11. The non-transitory computer-readable storage medium of claim 10, wherein the advertisement is an EVPN Ethernet Auto Discover per ES route.
12. The non-transitory computer-readable storage medium of claim 10, wherein the preference value is encoded in the Designated Forwarder (DF) Election Extended Community.
13. A system for use in an Ethernet Virtual Private Network (EVPN) having a plurality of provider edge devices (PEs) on a multihoming Ethernet Segment (MHES) and an ingress PE on the EVPN, the system including the plurality of PEs, each of the plurality of PEs comprising:
a) at least one processor; and
b) at least one computer-readable storage system storing processor-executable instructions which, when executed by the at least one processor, cause the at least one processor to
1) configure on the PE on the MHES, a preference value for the MHES, such that a set of one or more of the plurality of PEs each have a preference value higher (or lower) than the preference value of any of the plurality of PEs on the MHES not belonging to the set; and
2) advertising, by each the PE on the MHES, its preference value to the ingress PE.

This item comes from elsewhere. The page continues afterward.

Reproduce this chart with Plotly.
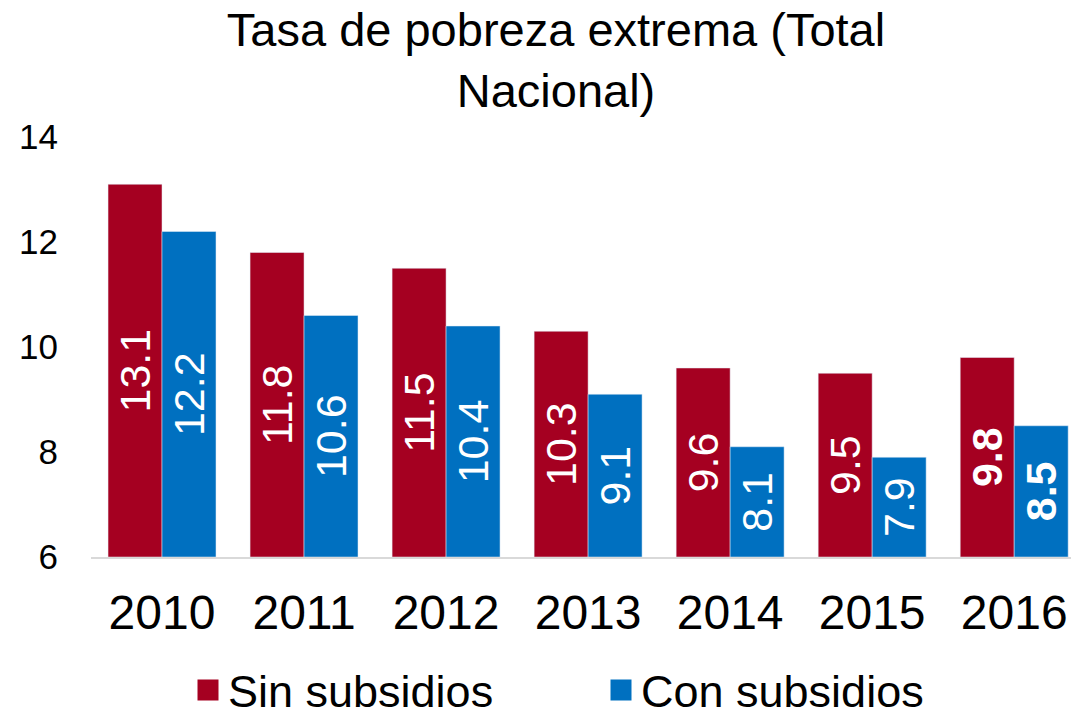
import plotly.graph_objects as go

years = ["2010", "2011", "2012", "2013", "2014", "2015", "2016"]
sin_subsidios = [13.1, 11.8, 11.5, 10.3, 9.6, 9.5, 9.8]
con_subsidios = [12.2, 10.6, 10.4, 9.1, 8.1, 7.9, 8.5]
y_ticks = [6, 8, 10, 12, 14]
AXIS_MIN = 6

RED = "#A50021"
BLUE = "#0070C0"
FONT = "Liberation Sans, Arial, sans-serif"


def labels(vals):
    out = []
    for i, v in enumerate(vals):
        s = f"{v:.1f}"
        if i == len(vals) - 1:
            s = f"<b>{s}</b>"
        out.append(s)
    return out


fig = go.Figure()
for name, vals, col in [("Sin subsidios", sin_subsidios, RED),
                        ("Con subsidios", con_subsidios, BLUE)]:
    fig.add_trace(go.Bar(
        name=name, x=years, y=[v - AXIS_MIN for v in vals], base=AXIS_MIN,
        marker_color=col, showlegend=False,
        text=labels(vals), textposition="inside", insidetextanchor="middle",
        textangle=-90, insidetextfont=dict(color="white", size=43, family=FONT),
        customdata=vals, hovertemplate="%{x}: %{customdata}<extra>" + name + "</extra>",
    ))
# legend entries with larger square symbols
for name, col in [("Sin subsidios", RED), ("Con subsidios", BLUE)]:
    fig.add_trace(go.Scatter(
        name=name, x=[None], y=[None], mode="markers",
        marker=dict(symbol="square", size=16, color=col, line=dict(color=col, width=5)),
        showlegend=True, hoverinfo="skip",
    ))

fig.update_layout(
    width=1071, height=716,
    margin=dict(l=91, r=0, t=137, b=159, autoexpand=False),
    paper_bgcolor="white", plot_bgcolor="white",
    barmode="group", bargap=0.24, bargroupgap=0,
    font=dict(family=FONT, color="black"),
    title=dict(
        text="Tasa de pobreza extrema (Total<br>Nacional)",
        x=556 / 1071, xref="container", xanchor="center",
        y=1 - 46 / 716, yref="container", yanchor="top",
        font=dict(size=47, family=FONT, color="black"),
    ),
    showlegend=True,
    legend=dict(
        orientation="h", x=(188 - 91) / 980, xanchor="left",
        y=-0.317, yanchor="middle",
        font=dict(size=45, family=FONT, color="black"),
        entrywidth=368, entrywidthmode="pixels",
    ),
    xaxis=dict(
        type="category", range=[-0.5, 6.4],
        showline=True, linecolor="#D9D9D9", linewidth=2,
        showgrid=False, ticks="", ticklabelstandoff=12,
        tickfont=dict(size=48, family=FONT, color="black"),
    ),
    yaxis=dict(
        range=[6, 14], tickvals=y_ticks, showgrid=False, zeroline=False,
        showline=False, ticks="", ticklabelstandoff=32,
        tickfont=dict(size=35, family=FONT, color="black"),
    ),
)

fig.write_html("out.html", config={"displayModeBar": False},
               post_script="document.body.style.margin='0px';")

14. The system of claim 13, wherein the advertisement is an EVPN Ethernet Auto-Discover per ES route.
15. The system of claim 14, wherein the preference value is encoded in the Designated Forwarder (DF) Election Extended Community.
16. The system of claim 13, further comprising the ingress PE, the ingress PE comprising:
a) at least one processor; and
b) at least one computer-readable storage system storing processor-executable instructions which, when executed by the at least one processor of the ingress PE, cause the at least one processor of the ingress PE to
1) receive the advertised preference values sourced from each of the plurality of PEs on the MHES; and
2) responsive to receiving the advertised preference values from each of the plurality of PEs on the MHES, generate forwarding table information including an aliasing next hop (NH) such the ingress PE will (A) load balance traffic for the MHES across any usable PEs within the set, or (B) load balance traffic for the MHES across at least one PE not within the set responsive to all of the PEs within the set being unusable.
17. The system claim 16, wherein the PEs within the set are primary members of the aliasing NH, and PEs not within the set are backup members of the aliasing NH.
18. The system of claim 16, wherein the PEs not within the set are Fast ReRoute (FRR) NHs.
19. The system of claim 13, wherein the MHES is associated with a cluster ESI including (1) an ESI including the PEs within the set, and (2) at least one ESI including PEs not within the set.
20. The system of claim 13, wherein the MHES is associated with both (1) a first ESI including information indicating that the first ESI is of a type cluster ESI and further information identifying the first ESI, and (2) a second ESI including the information indicating that the second ESI is of a type cluster ESI and further information identifying the second ESI.